▶
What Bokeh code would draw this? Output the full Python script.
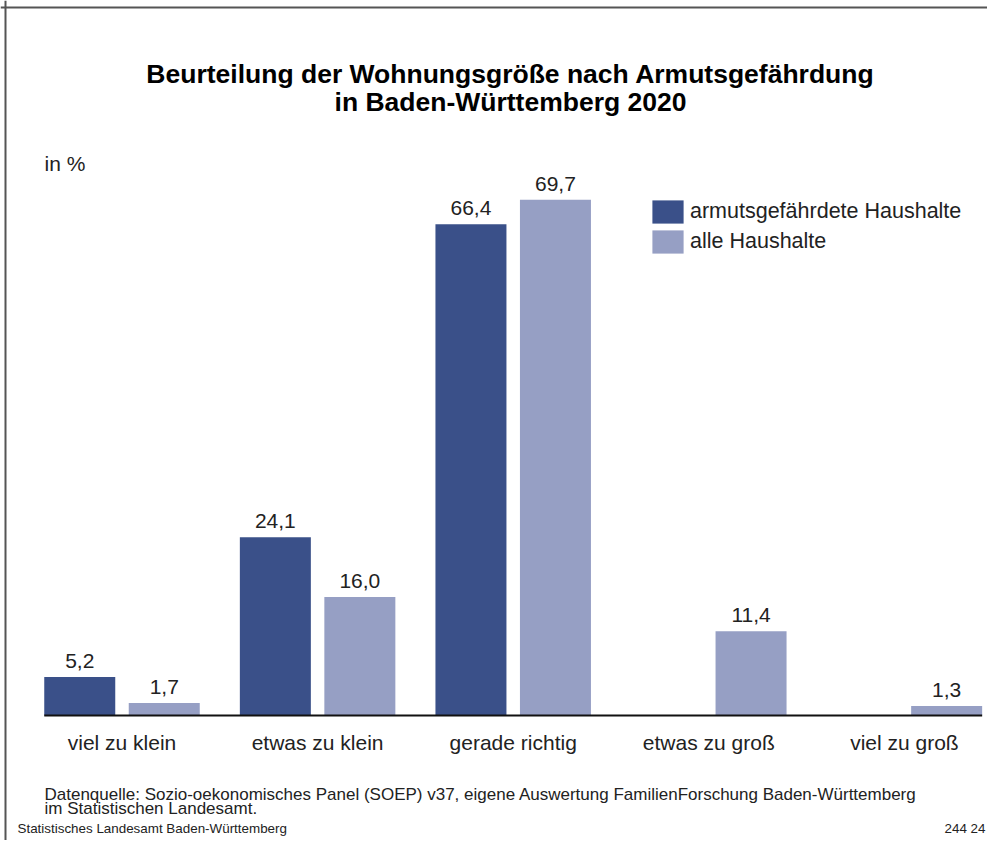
from bokeh.plotting import figure
from bokeh.models import (ColumnDataSource, Range1d, Label, LabelSet, Legend,
                          LegendItem, Span)
from bokeh.embed import file_html
from bokeh.resources import INLINE
from bokeh.core.properties import value

# ---------------- data ----------------
categories = ["viel zu klein", "etwas zu klein", "gerade richtig", "etwas zu groß", "viel zu groß"]
series_names = ["armutsgefährdete Haushalte", "alle Haushalte"]
armutsgefaehrdet = [5.2, 24.1, 66.4, None, None]
alle_haushalte = [1.7, 16.0, 69.7, 11.4, 1.3]

title_lines = ["Beurteilung der Wohnungsgröße nach Armutsgefährdung",
               "in Baden-Württemberg 2020"]
unit_label = "in %"
source_lines = ["Datenquelle: Sozio-oekonomisches Panel (SOEP) v37, eigene Auswertung FamilienForschung Baden-Württemberg",
                "im Statistischen Landesamt."]
footer_left = "Statistisches Landesamt Baden-Württemberg"
footer_right = "244 24"

# ---------------- style ----------------
COLORS = ["#3A5089", "#969FC4"]
FONT = "Liberation Sans"
TXT = "#222222"
W, H = 987, 840
ORIG_X, ORIG_Y = 0, 0        # layout coordinate of the canvas' top-left corner
AXIS_PY = 715                # layout y of the value 0 baseline
CAT0_PX = 121.5              # layout x of the first category centre
PX_PER_CAT = 195.6
PX_PER_UNIT = 7.4
BAR_W = 0.363
OFFSET = 0.216


def xd(px):
    return (px - CAT0_PX) / PX_PER_CAT


def yd(py):
    return (AXIS_PY - py) / PX_PER_UNIT


p = figure(width=W, height=H, output_backend="svg", toolbar_location=None,
           x_range=Range1d(xd(ORIG_X), xd(ORIG_X + W)),
           y_range=Range1d(yd(ORIG_Y + H), yd(ORIG_Y)),
           x_axis_location=None, y_axis_location=None,
           min_border=0, min_border_left=0, min_border_right=0,
           min_border_top=0, min_border_bottom=0)
p.outline_line_color = None
p.xgrid.visible = False
p.ygrid.visible = False
p.background_fill_color = "white"
p.border_fill_color = "white"

# frame lines of the graphic (left and top)
p.add_layout(Span(location=xd(5), dimension="height", line_color="#555555", line_width=2))
p.add_layout(Span(location=yd(7), dimension="width", line_color="#555555", line_width=2))


def fmt(v):
    return f"{v:.1f}".replace(".", ",")


renderers = []
for k, (vals, off) in enumerate([(armutsgefaehrdet, -OFFSET), (alle_haushalte, OFFSET)]):
    xs = [i + off for i, v in enumerate(vals) if v is not None]
    tops = [v for v in vals if v is not None]
    src = ColumnDataSource(dict(x=xs, top=tops, label=[fmt(v) for v in tops]))
    r = p.vbar(x="x", top="top", bottom=0, width=BAR_W, source=src,
               fill_color=COLORS[k], line_color=None)
    renderers.append(r)
    p.add_layout(LabelSet(x="x", y="top", text="label", source=src,
                          text_align="center", text_baseline="alphabetic",
                          y_offset=9, text_font=value(FONT), text_font_size="21px",
                          text_color=TXT))

# category axis: baseline line + category labels
n = len(categories)
ax_x0 = 0 - OFFSET - BAR_W / 2
ax_x1 = (n - 1) + OFFSET + BAR_W / 2
p.segment(x0=[ax_x0], y0=[0], x1=[ax_x1], y1=[0], line_color="#111111", line_width=2)
cat_src = ColumnDataSource(dict(x=list(range(n)), y=[yd(742)] * n, text=categories))
p.text(x="x", y="y", text="text", source=cat_src, text_align="center",
       text_baseline="alphabetic", text_font=value(FONT), text_font_size="21px",
       text_color=TXT)

legend = Legend(items=[LegendItem(label=series_names[i], renderers=[renderers[i]]) for i in range(2)],
                location=(648 - ORIG_X, ORIG_Y + H - 256), orientation="vertical",
                glyph_width=39, glyph_height=29, label_height=29, spacing=1,
                label_standoff=3, padding=0, margin=0,
                border_line_color=None, background_fill_alpha=0,
                label_text_font=FONT, label_text_font_size="21.5px", label_text_color=TXT)
p.add_layout(legend)


def add_text(txt, px, py, size, align="left", bold=False):
    p.add_layout(Label(x=xd(px), y=yd(py), text=txt, text_align=align,
                       text_baseline="alphabetic", text_font=FONT,
                       text_font_size=size, text_color="#000000" if bold else TXT,
                       text_font_style="bold" if bold else "normal"))


add_text(title_lines[0], 510, 73, "26.5px", "center", True)
add_text(title_lines[1], 510, 101, "26.5px", "center", True)
add_text(unit_label, 44, 163, "21px")
add_text(source_lines[0], 44, 794, "17px")
add_text(source_lines[1], 44, 808, "17px")
add_text(footer_left, 17, 828, "13.4px")
add_text(footer_right, 985, 828, "13.4px", "right")

open("out.html", "w").write(file_html(p, INLINE))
◀
-- What to produce --
Omit any images, then output the listing exactly.

-- Result for this task --
What Bokeh code would draw this? Output the full Python script.
from bokeh.plotting import figure
from bokeh.models import (ColumnDataSource, Range1d, Label, LabelSet, Legend,
                          LegendItem, Span)
from bokeh.embed import file_html
from bokeh.resources import INLINE
from bokeh.core.properties import value

# ---------------- data ----------------
categories = ["viel zu klein", "etwas zu klein", "gerade richtig", "etwas zu groß", "viel zu groß"]
series_names = ["armutsgefährdete Haushalte", "alle Haushalte"]
armutsgefaehrdet = [5.2, 24.1, 66.4, None, None]
alle_haushalte = [1.7, 16.0, 69.7, 11.4, 1.3]

title_lines = ["Beurteilung der Wohnungsgröße nach Armutsgefährdung",
               "in Baden-Württemberg 2020"]
unit_label = "in %"
source_lines = ["Datenquelle: Sozio-oekonomisches Panel (SOEP) v37, eigene Auswertung FamilienForschung Baden-Württemberg",
                "im Statistischen Landesamt."]
footer_left = "Statistisches Landesamt Baden-Württemberg"
footer_right = "244 24"

# ---------------- style ----------------
COLORS = ["#3A5089", "#969FC4"]
FONT = "Liberation Sans"
TXT = "#222222"
W, H = 987, 840
ORIG_X, ORIG_Y = 0, 0        # layout coordinate of the canvas' top-left corner
AXIS_PY = 715                # layout y of the value 0 baseline
CAT0_PX = 121.5              # layout x of the first category centre
PX_PER_CAT = 195.6
PX_PER_UNIT = 7.4
BAR_W = 0.363
OFFSET = 0.216


def xd(px):
    return (px - CAT0_PX) / PX_PER_CAT


def yd(py):
    return (AXIS_PY - py) / PX_PER_UNIT


p = figure(width=W, height=H, output_backend="svg", toolbar_location=None,
           x_range=Range1d(xd(ORIG_X), xd(ORIG_X + W)),
           y_range=Range1d(yd(ORIG_Y + H), yd(ORIG_Y)),
           x_axis_location=None, y_axis_location=None,
           min_border=0, min_border_left=0, min_border_right=0,
           min_border_top=0, min_border_bottom=0)
p.outline_line_color = None
p.xgrid.visible = False
p.ygrid.visible = False
p.background_fill_color = "white"
p.border_fill_color = "white"

# frame lines of the graphic (left and top)
p.add_layout(Span(location=xd(5), dimension="height", line_color="#555555", line_width=2))
p.add_layout(Span(location=yd(7), dimension="width", line_color="#555555", line_width=2))


def fmt(v):
    return f"{v:.1f}".replace(".", ",")


renderers = []
for k, (vals, off) in enumerate([(armutsgefaehrdet, -OFFSET), (alle_haushalte, OFFSET)]):
    xs = [i + off for i, v in enumerate(vals) if v is not None]
    tops = [v for v in vals if v is not None]
    src = ColumnDataSource(dict(x=xs, top=tops, label=[fmt(v) for v in tops]))
    r = p.vbar(x="x", top="top", bottom=0, width=BAR_W, source=src,
               fill_color=COLORS[k], line_color=None)
    renderers.append(r)
    p.add_layout(LabelSet(x="x", y="top", text="label", source=src,
                          text_align="center", text_baseline="alphabetic",
                          y_offset=9, text_font=value(FONT), text_font_size="21px",
                          text_color=TXT))

# category axis: baseline line + category labels
n = len(categories)
ax_x0 = 0 - OFFSET - BAR_W / 2
ax_x1 = (n - 1) + OFFSET + BAR_W / 2
p.segment(x0=[ax_x0], y0=[0], x1=[ax_x1], y1=[0], line_color="#111111", line_width=2)
cat_src = ColumnDataSource(dict(x=list(range(n)), y=[yd(742)] * n, text=categories))
p.text(x="x", y="y", text="text", source=cat_src, text_align="center",
       text_baseline="alphabetic", text_font=value(FONT), text_font_size="21px",
       text_color=TXT)

legend = Legend(items=[LegendItem(label=series_names[i], renderers=[renderers[i]]) for i in range(2)],
                location=(648 - ORIG_X, ORIG_Y + H - 256), orientation="vertical",
                glyph_width=39, glyph_height=29, label_height=29, spacing=1,
                label_standoff=3, padding=0, margin=0,
                border_line_color=None, background_fill_alpha=0,
                label_text_font=FONT, label_text_font_size="21.5px", label_text_color=TXT)
p.add_layout(legend)


def add_text(txt, px, py, size, align="left", bold=False):
    p.add_layout(Label(x=xd(px), y=yd(py), text=txt, text_align=align,
                       text_baseline="alphabetic", text_font=FONT,
                       text_font_size=size, text_color="#000000" if bold else TXT,
                       text_font_style="bold" if bold else "normal"))


add_text(title_lines[0], 510, 73, "26.5px", "center", True)
add_text(title_lines[1], 510, 101, "26.5px", "center", True)
add_text(unit_label, 44, 163, "21px")
add_text(source_lines[0], 44, 794, "17px")
add_text(source_lines[1], 44, 808, "17px")
add_text(footer_left, 17, 828, "13.4px")
add_text(footer_right, 985, 828, "13.4px", "right")

open("out.html", "w").write(file_html(p, INLINE))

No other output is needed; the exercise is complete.